=== YOUR TASK ===
From the listing below, restate word for word the lines from the line containing "Reproduce this chart with Plotly." down through the line containing "cliponaxis=False))". Exclude pictures.

=== MATERIAL PROVIDED ===
■ ■ ■

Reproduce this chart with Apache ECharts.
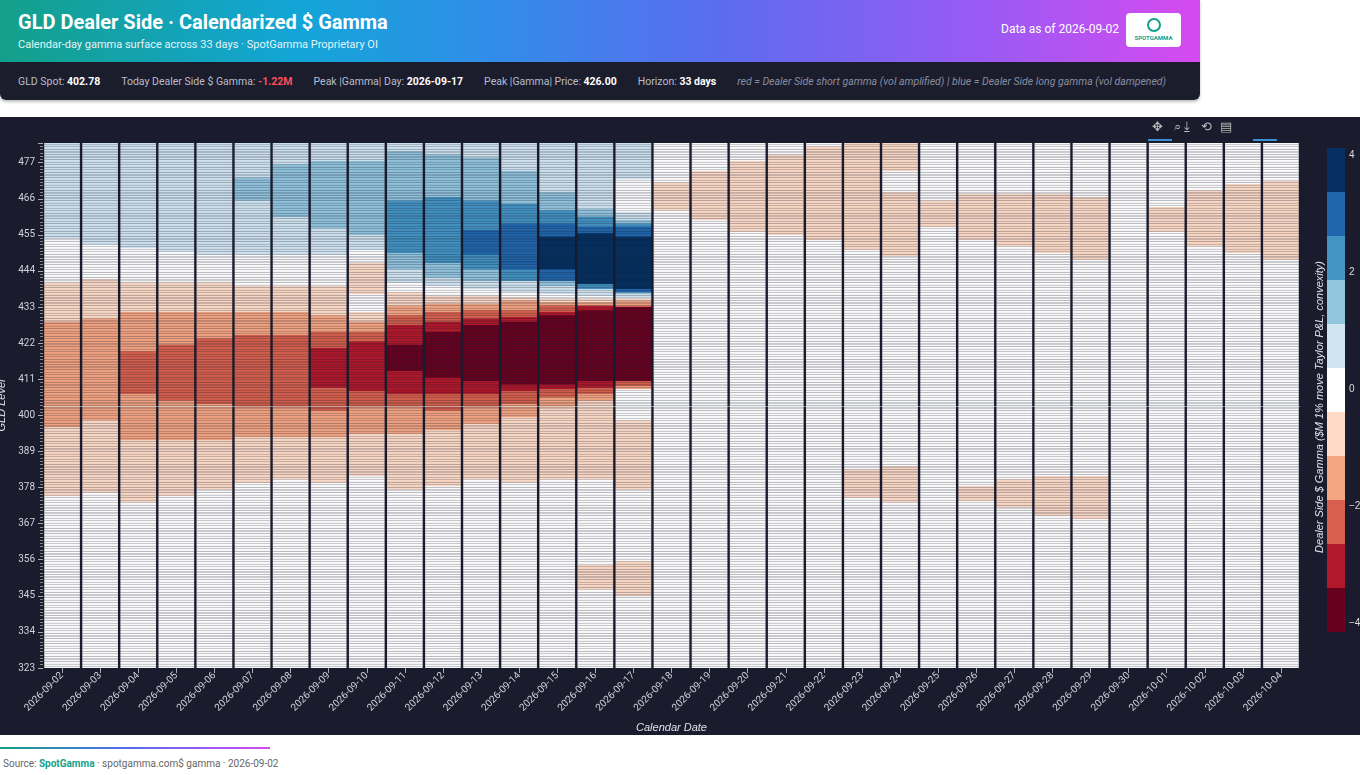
<!DOCTYPE html>
<html><head><meta charset="utf-8">
<script src="https://cdn.jsdelivr.net/npm/echarts@6/dist/echarts.min.js"></script>
<style>
body{margin:0;width:1360px;height:775px;background:#fff;font-family:Roboto,"Liberation Sans",sans-serif;position:relative;overflow:hidden}
#hdr{position:absolute;left:0;top:0;width:1200px;height:100px;border-radius:0 0 6px 6px;overflow:hidden;box-shadow:0 2px 3px rgba(0,0,0,.25)}
#grad{height:62px;background:linear-gradient(90deg,#13a08a 0%,#13a5d8 25%,#2f8ee8 40%,#5b6cf0 60%,#9a5af3 82%,#d64af0 100%);position:relative}
#bar{height:38px;background:#1b1d2d;color:#b8bccb;font-size:10.5px;display:flex;align-items:center;padding-left:18px;white-space:nowrap}
#bar span{margin-right:21px;flex:none}#bar b{color:#fff}
#chart{position:absolute;left:0;top:117px;width:1360px;height:618px;background:#1a1b2d}
</style></head><body>
<div id="hdr"><div id="grad">
<div style="position:absolute;left:18px;top:10px;color:#fff;font-size:20px;font-weight:bold">GLD Dealer Side · Calendarized $ Gamma</div>
<div style="position:absolute;left:18px;top:38px;color:#e4f3f8;font-size:11px">Calendar-day gamma surface across 33 days · SpotGamma Proprietary OI</div>
<div style="position:absolute;left:1001px;top:22px;color:#fff;font-size:12px">Data as of 2026-09-02</div>
<div style="position:absolute;left:1126px;top:13px;width:55px;height:34px;background:#fff;border-radius:4px;text-align:center;font-size:6px;color:#13a08a;font-weight:bold;line-height:1">
<div style="width:14px;height:14px;margin:5px auto 3px;border:2px solid #13a08a;border-radius:50%;box-sizing:border-box"></div>SPOTGAMMA</div>
</div>
<div id="bar"><span>GLD Spot: <b>402.78</b></span><span>Today Dealer Side $ Gamma: <b style="color:#ff4d5e">-1.22M</b></span><span>Peak |Gamma| Day: <b>2026-09-17</b></span><span>Peak |Gamma| Price: <b>426.00</b></span><span>Horizon: <b>33 days</b></span><span style="font-style:italic;color:#8a8ea0">red = Dealer Side short gamma (vol amplified) | blue = Dealer Side long gamma (vol dampened)</span></div>
</div>
<div id="chart"></div>
<div style="position:absolute;left:0;top:747px;width:270px;height:2px;background:linear-gradient(90deg,#13a08a,#5b6cf0,#d64af0)"></div>
<div style="position:absolute;left:3px;top:758px;font-size:10px;color:#666">Source: <b style="color:#13a08a">SpotGamma</b> · spotgamma.com$ gamma · 2026-09-02</div>
<script>
const dates=['2026-09-02','2026-09-03','2026-09-04','2026-09-05','2026-09-06','2026-09-07','2026-09-08','2026-09-09','2026-09-10','2026-09-11','2026-09-12','2026-09-13','2026-09-14','2026-09-15','2026-09-16','2026-09-17','2026-09-18','2026-09-19','2026-09-20','2026-09-21','2026-09-22','2026-09-23','2026-09-24','2026-09-25','2026-09-26','2026-09-27','2026-09-28','2026-09-29','2026-09-30','2026-10-01','2026-10-02','2026-10-03','2026-10-04'];
const levelMin=323, levelMax=483, levelStep=0.5;
const yTicks=[323,334,345,356,367,378,389,400,411,422,433,444,455,466,477];
const spot=402.78;
const binWidth=0.745;
const binColors=['#67001f','#b2182b','#d6604d','#f4a582','#fddbc7','#ffffff','#d1e5f0','#92c5de','#4393c3','#2166ac','#053061'];
// per date: [lower edge, gamma bin] from the top level downward; below the last edge = bin 0
const bands=[
[[454.2,1],[440.4,0],[428.5,-1],[396.4,-2],[375.5,-1]],
[[452.2,1],[441.4,0],[429.5,-1],[398.4,-2],[376.5,-1]],
[[451.2,1],[440.4,0],[431.5,-1],[419.6,-2],[406.4,-3],[392.3,-2],[373.4,-1]],
[[450.2,1],[440.4,0],[431.5,-1],[421.3,-2],[404.3,-3],[392.3,-2],[375.5,-1]],
[[449.2,1],[440.4,0],[431.5,-1],[423.4,-2],[403.3,-3],[392.3,-2],[377.3,-1]],
[[472.5,1],[465.4,2],[449.2,1],[439.4,0],[431.5,-1],[424.4,-2],[402.5,-3],[393.3,-2],[379.3,-1]],
[[476.4,1],[460.3,2],[449.2,1],[439.4,0],[431.5,-1],[424.4,-2],[402.5,-3],[393.3,-2],[380.4,-1]],
[[477.4,1],[457.2,2],[449.2,1],[439.4,0],[430.5,-1],[425.4,-2],[420.3,-3],[408.4,-4],[401.5,-3],[393.3,-2],[379.3,-1]],
[[477.4,1],[455.2,2],[450.4,1],[446.5,0],[437.1,-1],[431.5,0],[428.5,-1],[425.4,-2],[422.4,-3],[407.4,-4],[402.5,-3],[394.3,-2],[381.4,-1]],
[[480.5,1],[465.4,2],[449.4,3],[444.3,2],[440.4,1],[437.6,0],[433.6,-1],[430.5,-2],[427.5,-3],[421.3,-4],[413.4,-5],[406.4,-4],[402.5,-3],[394.3,-2],[377.3,-1]],
[[479.4,1],[466.4,2],[446.3,3],[442.2,2],[439.4,1],[436.6,0],[434.1,-1],[431.5,-2],[428.5,-3],[425.4,-4],[411.5,-5],[406.4,-4],[401.5,-3],[395.3,-2],[378.3,-1]],
[[478.4,1],[465.4,2],[456.5,3],[448.9,4],[444.3,3],[441.2,2],[438.7,1],[436.6,0],[434.1,-1],[432,-2],[429.5,-3],[427.5,-4],[410.4,-5],[406.4,-4],[402.5,-3],[397.4,-2],[380.4,-1]],
[[474.3,1],[464.7,2],[458.5,3],[444.3,4],[441.2,3],[437.6,1],[436.1,0],[435.1,-1],[432,-2],[430,-3],[428.5,-4],[409.4,-5],[407.6,-4],[403.5,-3],[399.4,-2],[379.3,-1]],
[[468.2,1],[462.3,2],[458.5,3],[454.5,4],[444.3,5],[441.2,4],[439.7,2],[437.1,1],[435.6,0],[434.6,-1],[433.5,-2],[431.5,-3],[430.5,-4],[409.4,-5],[408,-4],[405.5,-3],[402.5,-2],[380.4,-1]],
[[463.1,1],[460.4,2],[457.3,3],[455.5,4],[440.2,5],[438.7,3],[436.6,1],[435.6,0],[434.6,-1],[433.5,-2],[432,-4],[410.4,-5],[408.6,-4],[406.6,-3],[404.5,-2],[380.4,-1],[354.7,0],[347.0,-1]],
[[471.8,1],[462.1,0],[459.6,1],[458.5,2],[457.3,3],[454.5,4],[438.7,5],[437.5,4],[436.8,2],[436.1,1],[435.4,0],[434.8,-1],[433.6,-2],[433,-3],[410.6,-5],[409.1,-3],[408,-2],[398.4,0],[377.3,-1],[355.6,0],[344.9,-1]],
[[470.9,0],[462.6,-1]],
[[474.6,0],[459.6,-1]],
[[477.6,0],[456.2,-1]],
[[479.4,0],[455,-1]],
[[481.9,0],[453.5,-1]],
[[450.7,-1],[383.4,0],[374.9,-1]],
[[474.6,-1],[467.8,0],[448.6,-1],[384.6,0],[373.6,-1]],
[[465.7,0],[457.4,-1]],
[[467.5,0],[453.5,-1],[378.5,0],[373.9,-1]],
[[467.5,0],[451.3,-1],[380.7,0],[371.8,-1]],
[[467.5,0],[449.5,-1],[381.3,0],[369.7,-1]],
[[466.6,0],[447.6,-1],[381.3,0],[368.7,-1]],
[],
[[463.5,0],[456.2,-1]],
[[468.7,0],[451.3,-1]],
[[470.6,0],[449.5,-1]],
[[471.5,0],[447.6,-1]]
];
const cells=[];
bands.forEach((b,ci)=>{
  for(let r=levelMin;r<levelMax;r+=levelStep){
    const c=r+levelStep/2;let up=levelMax,bin=0;
    for(const [lo,bn] of b){if(c>=lo&&c<up){bin=bn;break;}up=lo;}
    cells.push([ci,r,r+levelStep,bin*binWidth]);
  }
});
const pieces=[];
for(let i=5;i>=-5;i--)pieces.push({min:(i-0.5)*binWidth,max:(i+0.5)*binWidth,color:binColors[i+5]});
const chart=echarts.init(document.getElementById('chart'));
const lab={color:'#cfd2dc',fontSize:10,fontFamily:'Roboto'};
chart.setOption({
  backgroundColor:'#1a1b2d',animation:false,
  grid:{left:43,right:60,top:26,bottom:67,outerBoundsMode:'none',containLabel:false},
  xAxis:{type:'category',data:dates,boundaryGap:true,name:'Calendar Date',nameLocation:'middle',nameGap:54,
    nameTextStyle:{color:'#e0e2ea',fontSize:11,fontStyle:'italic'},
    axisLabel:Object.assign({rotate:45,interval:0,margin:6},lab),axisTick:{show:true,alignWithLabel:true,lineStyle:{color:'#aaa'}},axisLine:{show:false},splitLine:{show:false}},
  yAxis:{type:'value',min:levelMin,max:levelMax,interval:11,name:'GLD Level',nameLocation:'middle',nameGap:34,
    nameTextStyle:{color:'#e0e2ea',fontSize:11,fontStyle:'italic'},
    axisLabel:Object.assign({showMaxLabel:false},lab),axisTick:{show:true,lineStyle:{color:'#aaa'}},
    minorTick:{show:true,splitNumber:11,length:3,lineStyle:{color:'#888'}},axisLine:{show:false},splitLine:{show:false}},
  visualMap:{type:'piecewise',seriesIndex:0,dimension:3,pieces:pieces,orient:'vertical',left:1327,top:31,itemWidth:18,itemHeight:44,itemGap:0,padding:0,
    itemSymbol:'rect',showLabel:false,selectedMode:false,textStyle:{color:'#fff'}},
  series:[{type:'custom',data:cells,encode:{x:0,y:[1,2]},clip:true,
    renderItem:function(params,api){
      const x=api.value(0),lo=api.value(1),hi=api.value(2);
      const p1=api.coord([x,hi]),p2=api.coord([x,lo]);const w=api.size([1,0])[0];
      return {type:'rect',shape:{x:p1[0]-w/2+1.2,y:p1[1],width:w-2.4,height:p2[1]-p1[1]},
        style:{fill:api.visual('color'),stroke:'rgba(60,60,75,0.14)',lineWidth:0.4}};
    }},
    {type:'line',data:[],markLine:{silent:true,symbol:'none',label:{show:false},z:10,lineStyle:{color:'#d4eeeb',width:0.7,opacity:0.7,type:'solid'},data:[{yAxis:spot}]}}
  ],
  graphic:[
    {type:'text',left:1349,top:33,style:{text:'4',fill:'#ddd',fontSize:10}},
    {type:'text',left:1349,top:150,style:{text:'2',fill:'#ddd',fontSize:10}},
    {type:'text',left:1349,top:267,style:{text:'0',fill:'#ddd',fontSize:10}},
    {type:'text',left:1349,top:384,style:{text:'−2',fill:'#ddd',fontSize:10}},
    {type:'text',left:1349,top:501,style:{text:'−4',fill:'#ddd',fontSize:10}},
    {type:'text',x:1320,y:290,rotation:Math.PI/2,style:{text:'Dealer Side $ Gamma ($M 1% move Taylor P&L, convexity)',fill:'#e0e2ea',fontSize:11,fontStyle:'italic',align:'center',verticalAlign:'middle'}},
    {type:'text',left:1152,top:4,style:{text:'✥   ⌕ ⤓   ⟲  ▤',fill:'#bbb',fontSize:13}},
    {type:'rect',shape:{x:1148,y:22,width:24,height:2},style:{fill:'#3a8fd0'}},
    {type:'rect',shape:{x:1253,y:22,width:24,height:2},style:{fill:'#3a8fd0'}}
  ]
});
</script></body></html>
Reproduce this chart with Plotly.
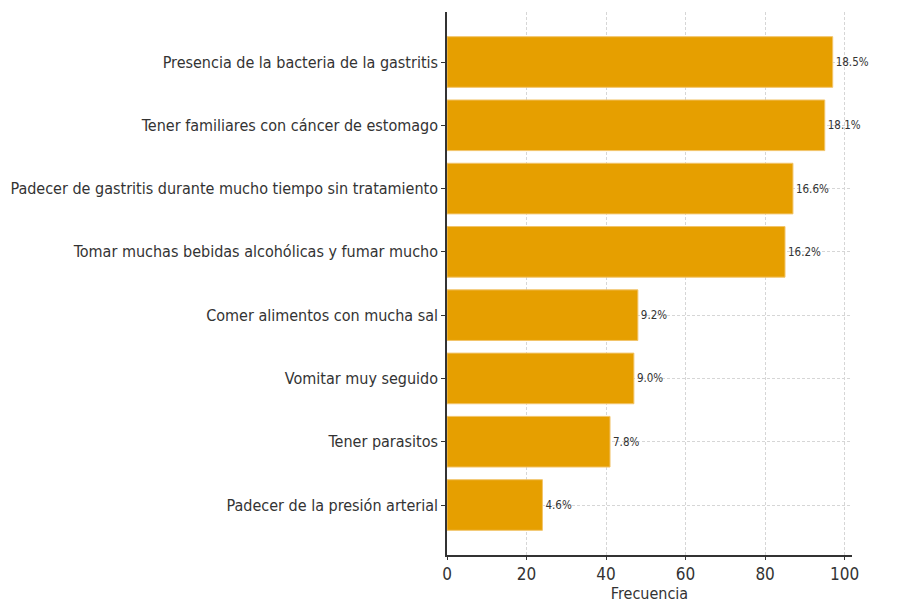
import plotly.graph_objects as go

causas = ['Presencia de la bacteria de la gastritis',
          'Tener familiares con cáncer de estomago',
          'Padecer de gastritis durante mucho tiempo sin tratamiento',
          'Tomar muchas bebidas alcohólicas y fumar mucho',
          'Comer alimentos con mucha sal',
          'Vomitar muy seguido',
          'Tener parasitos',
          'Padecer de la presión arterial']
frecuencia = [97, 95, 87, 85, 48, 47, 41, 24]
x_ticks = [0, 20, 40, 60, 80, 100]

total = sum(frecuencia)
porcentajes = [f'{v / total * 100:.1f}%' for v in frecuencia]

FONT = 'DejaVu Sans Condensed, DejaVu Sans, sans-serif'

fig = go.Figure(go.Bar(x=frecuencia, y=causas, orientation='h',
                       marker=dict(color='#E69F00', line=dict(color='#F2C46A', width=1)),
                       width=0.8,
                       text=porcentajes, textposition='outside',
                       textfont=dict(size=11.5, color='#333', family=FONT),
                       cliponaxis=False))

# page body adds 8px, so the figure is a bit smaller than the window
fig.update_layout(width=896, height=603,
                  margin=dict(l=439, r=52, t=4, b=56),
                  plot_bgcolor='white', paper_bgcolor='white',
                  font=dict(family=FONT, size=16, color='#333'),
                  showlegend=False,
                  xaxis=dict(range=[0, 101.85], tickvals=x_ticks, automargin=False,
                             showline=True, linecolor='#333', linewidth=1.5,
                             ticks='outside', ticklen=3, tickcolor='#333',
                             showgrid=True, gridcolor='#D6D6D6', griddash='3px,2px', gridwidth=1,
                             zeroline=False,
                             title=dict(text='Frecuencia', font=dict(size=16), standoff=0),
                             tickfont=dict(size=17)),
                  yaxis=dict(range=[7.79, -0.79], automargin=False,
                             showline=True, linecolor='#333', linewidth=1.5,
                             ticks='outside', ticklen=4, tickcolor='#333',
                             showgrid=True, gridcolor='#D6D6D6', griddash='3px,2px', gridwidth=1,
                             zeroline=False,
                             tickfont=dict(size=16)))

fig.write_html("out.html")
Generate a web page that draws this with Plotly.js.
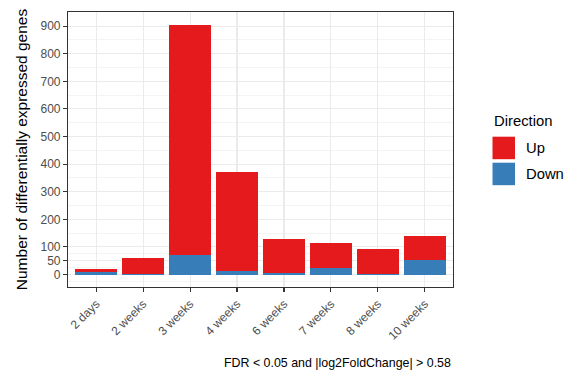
<!DOCTYPE html>
<html>
<head>
<meta charset="utf-8">
<script src="https://cdn.plot.ly/plotly-3.0.1.min.js"></script>
<style>
  html, body { margin: 0; padding: 0; background: #fff; }
  #chart { width: 565px; height: 375px; }
</style>
</head>
<body>
<div id="chart"></div>
<script>
// Time points after treatment
const timepoints = ['2 days', '2 weeks', '3 weeks', '4 weeks', '6 weeks', '7 weeks', '8 weeks', '10 weeks'];
// Number of differentially expressed genes per direction
const downGenes = [10, 2, 69, 14, 7, 22, 3, 53];
const upGenes   = [9, 59, 837, 358, 123, 93, 88, 88];
// Y axis breaks
const yBreaks = [0, 50, 100, 200, 300, 400, 500, 600, 700, 800, 900];
const yMinorBreaks = [-25, 25, 75, 150, 250, 350, 450, 550, 650, 750, 850, 950];

const colUp = '#E41A1C';
const colDown = '#377EB8';
const font = 'Liberation Sans, Arial, Helvetica, sans-serif';

const totals = upGenes.map((u, i) => u + downGenes[i]);
const ymax = Math.max(...totals);
const pad = 0.05 * ymax;

const traces = [
  { type: 'bar', name: 'Down', x: timepoints, y: downGenes,
    marker: { color: colDown, line: { width: 0 } }, showlegend: false, hoverinfo: 'x+y+name' },
  { type: 'bar', name: 'Up', x: timepoints, y: upGenes,
    marker: { color: colUp, line: { width: 0 } }, showlegend: false, hoverinfo: 'x+y+name' }
];

// Legend drawn as keys in paper space to the right of the panel
const keyX0 = 492.5, keyW = 22.5, keyH = 22.5;
const W = 565, H = 375;
const L = 68, R = 112, T = 12, B = 88;
const pw = W - L - R, ph = H - T - B;
const px = v => (v - L) / pw;
const py = v => 1 - (v - T) / ph;

const legendKeys = [
  { label: 'Up', color: colUp, top: 136.7 },
  { label: 'Down', color: colDown, top: 162.7 }
];

const shapes = legendKeys.map(k => ({
  type: 'rect', xref: 'paper', yref: 'paper',
  x0: px(keyX0), x1: px(keyX0 + keyW), y0: py(k.top + keyH), y1: py(k.top),
  fillcolor: k.color, line: { width: 0 }
}));

const annotations = [
  { text: 'Direction', xref: 'paper', yref: 'paper', x: px(492), y: py(121),
    xanchor: 'left', yanchor: 'middle', showarrow: false,
    font: { family: font, size: 14.8, color: '#000' } },
  ...legendKeys.map(k => ({
    text: k.label, xref: 'paper', yref: 'paper', x: px(524), y: py(k.top + keyH / 2),
    xanchor: 'left', yanchor: 'middle', showarrow: false,
    font: { family: font, size: 14.8, color: '#000' }
  })),
  { text: 'FDR < 0.05 and |log2FoldChange| > 0.58', xref: 'paper', yref: 'paper',
    x: 1, y: py(363), xanchor: 'right', yanchor: 'middle', showarrow: false,
    font: { family: font, size: 12.4, color: '#000' } }
];

const layout = {
  width: W, height: H,
  margin: { l: L, r: R, t: T, b: B, pad: 0 },
  paper_bgcolor: '#fff', plot_bgcolor: '#fff',
  barmode: 'stack', bargap: 0.1,
  font: { family: font, color: '#000' },
  showlegend: false,
  xaxis: {
    type: 'category', categoryorder: 'array', categoryarray: timepoints,
    range: [-0.6, timepoints.length - 0.4],
    showgrid: true, gridcolor: '#EBEBEB', gridwidth: 1.1,
    showline: true, mirror: true, linecolor: '#333333', linewidth: 1.1,
    ticks: 'outside', ticklen: 4, tickwidth: 1.1, tickcolor: '#333333',
    tickangle: -45, tickfont: { family: font, size: 12, color: '#4D4D4D' },
    zeroline: false, fixedrange: true
  },
  yaxis: {
    range: [-pad, ymax + pad],
    tickmode: 'array', tickvals: yBreaks, ticktext: yBreaks.map(String),
    showgrid: true, gridcolor: '#EBEBEB', gridwidth: 1.1,
    minor: { tickmode: 'array', tickvals: yMinorBreaks, showgrid: true,
             gridcolor: '#EBEBEB', gridwidth: 0.55, ticks: '' },
    showline: true, mirror: true, linecolor: '#333333', linewidth: 1.1,
    ticks: 'outside', ticklen: 4, tickwidth: 1.1, tickcolor: '#333333',
    tickfont: { family: font, size: 12, color: '#4D4D4D' },
    title: { text: 'Number of differentially expressed genes', standoff: 9,
             font: { family: font, size: 15.5, color: '#000' } },
    zeroline: false, fixedrange: true
  },
  shapes: shapes,
  annotations: annotations
};

Plotly.newPlot('chart', traces, layout, { displayModeBar: false, staticPlot: true });
</script>
</body>
</html>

■ ■ ■

=== RESPONSE TO THE TASK ===
Reproduce this chart with Plotly.
import plotly.graph_objects as go

causas = ['Presencia de la bacteria de la gastritis',
          'Tener familiares con cáncer de estomago',
          'Padecer de gastritis durante mucho tiempo sin tratamiento',
          'Tomar muchas bebidas alcohólicas y fumar mucho',
          'Comer alimentos con mucha sal',
          'Vomitar muy seguido',
          'Tener parasitos',
          'Padecer de la presión arterial']
frecuencia = [97, 95, 87, 85, 48, 47, 41, 24]
x_ticks = [0, 20, 40, 60, 80, 100]

total = sum(frecuencia)
porcentajes = [f'{v / total * 100:.1f}%' for v in frecuencia]

FONT = 'DejaVu Sans Condensed, DejaVu Sans, sans-serif'

fig = go.Figure(go.Bar(x=frecuencia, y=causas, orientation='h',
                       marker=dict(color='#E69F00', line=dict(color='#F2C46A', width=1)),
                       width=0.8,
                       text=porcentajes, textposition='outside',
                       textfont=dict(size=11.5, color='#333', family=FONT),
                       cliponaxis=False))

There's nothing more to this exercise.